### Task to complete
Extract, in full, the lines below, beginning at the first and ending with the line that contains "plt.rcParams['font.family'] = ['Liberation". Pictures do not belong in the copy.
───
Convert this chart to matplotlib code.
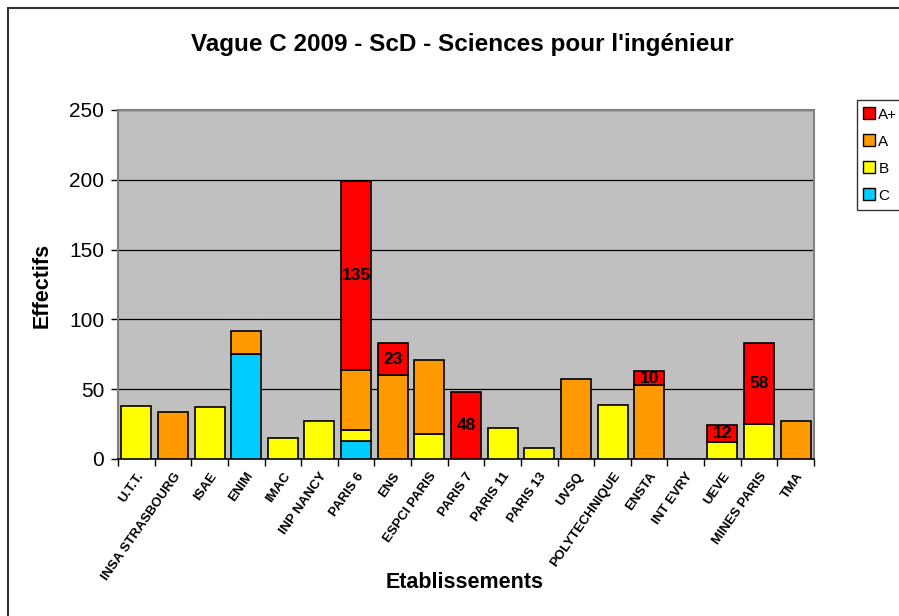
import matplotlib
matplotlib.use("Agg")
import matplotlib.pyplot as plt
import numpy as np
from matplotlib.patches import Rectangle
from matplotlib.lines import Line2D

plt.rcParams['font.family'] = ['Liberation Sans', 'DejaVu Sans']

categories = ["U.T.T.", "INSA STRASBOURG", "ISAE", "ENIM", "IMAC", "INP NANCY",
              "PARIS 6", "ENS", "ESPCI PARIS", "PARIS 7", "PARIS 11", "PARIS 13",
              "UVSQ", "POLYTECHNIQUE", "ENSTA", "INT EVRY", "UEVE", "MINES PARIS", "TMA"]
C_vals  = [0, 0, 0, 75, 0, 0, 13, 0, 0, 0, 0, 0, 0, 0, 0, 0, 0, 0, 0]
B_vals  = [38, 0, 37, 0, 15, 27, 8, 0, 18, 0, 22, 8, 0, 39, 0, 0, 12, 25, 0]
A_vals  = [0, 34, 0, 17, 0, 0, 43, 60, 53, 0, 0, 0, 57, 0, 53, 0, 0, 0, 27]
Ap_vals = [0, 0, 0, 0, 0, 0, 135, 23, 0, 48, 0, 0, 0, 0, 10, 0, 12, 58, 0]
series_names = ["A+", "A", "B", "C"]
y_ticks = [0, 50, 100, 150, 200, 250]

colors = {"A+": "#FF0000", "A": "#FF9900", "B": "#FFFF00", "C": "#00CCFF"}

W, H = 899, 616
fig = plt.figure(figsize=(W / 100, H / 100), dpi=100)
ax = fig.add_axes([118 / W, 1 - 459 / H, 696 / W, 349 / H])
ax.set_facecolor("#C0C0C0")

x = np.arange(len(categories))
bw = 0.82
bottom = np.zeros(len(categories))
stack = [("C", C_vals), ("B", B_vals), ("A", A_vals), ("A+", Ap_vals)]
for name, vals in stack:
    v = np.array(vals, dtype=float)
    mask = v > 0
    ax.bar(x[mask], v[mask], bw, bottom=bottom[mask], color=colors[name],
           edgecolor="black", linewidth=1.2, zorder=3)
    if name == "A+":
        for xi, vi, bi in zip(x[mask], v[mask], bottom[mask]):
            ax.text(xi, bi + vi / 2, f"{int(vi)}", ha="center", va="center",
                    fontsize=12.5, fontweight="bold", color="black", zorder=4)
    bottom += v

ax.set_xlim(-0.5, len(categories) - 0.5)
ax.set_ylim(0, 250)
ax.set_yticks(y_ticks)
ax.set_yticklabels([str(t) for t in y_ticks], fontsize=15)
ax.yaxis.grid(True, color="black", linewidth=0.9, zorder=1)
ax.set_axisbelow(True)
ax.tick_params(axis="y", direction="out", length=5, width=1, color="black", pad=5)

ax.set_xticks(np.arange(len(categories) + 1) - 0.5)
ax.set_xticklabels([])
ax.set_xticks(x, minor=True)
ax.set_xticklabels(categories, minor=True, rotation=55, ha="right",
                   rotation_mode="anchor", fontsize=9.5, fontweight="bold")
ax.tick_params(axis="x", which="major", direction="out", length=5, width=1, color="black")
ax.tick_params(axis="x", which="minor", length=0, pad=8)

for s in ["top", "right", "left"]:
    ax.spines[s].set_color("#808080")
    ax.spines[s].set_linewidth(1.5)
ax.spines["bottom"].set_color("black")
ax.spines["bottom"].set_linewidth(1.2)

fig.text(42 / W, 1 - 285 / H, "Effectifs", ha="center", va="center", rotation=90,
         fontsize=15.5, fontweight="bold")
fig.text(465 / W, 1 - 583 / H, "Etablissements", ha="center", va="center",
         fontsize=15.5, fontweight="bold")
fig.text(462 / W, 1 - 45 / H, "Vague C 2009 - ScD - Sciences pour l'ingénieur",
         ha="center", va="center", fontsize=17.5, fontweight="bold")

# outer chart border
fig.patches.append(Rectangle((8 / W, -0.05), 1.2, 1 - 8 / H + 0.05, transform=fig.transFigure,
                             fill=False, edgecolor="#333333", linewidth=1.5))

handles = [Line2D([0], [0], marker="s", linestyle="none", markersize=8,
                  markerfacecolor=colors[n], markeredgecolor="black", markeredgewidth=1)
           for n in series_names]
leg = fig.legend(handles, series_names, loc="upper left",
                 bbox_to_anchor=(857 / W, 1 - 100 / H), fontsize=11,
                 frameon=True, fancybox=False, edgecolor="black",
                 handlelength=0.6, handletextpad=0.3, labelspacing=0.85,
                 borderpad=0.5, borderaxespad=0)
leg.get_frame().set_linewidth(1)

fig.savefig("out.png", dpi=100)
───
### Answer to this problem
Convert this chart to matplotlib code.
import matplotlib
matplotlib.use("Agg")
import matplotlib.pyplot as plt
import numpy as np
from matplotlib.patches import Rectangle
from matplotlib.lines import Line2D

plt.rcParams['font.family'] = ['Liberation Sans', 'DejaVu Sans']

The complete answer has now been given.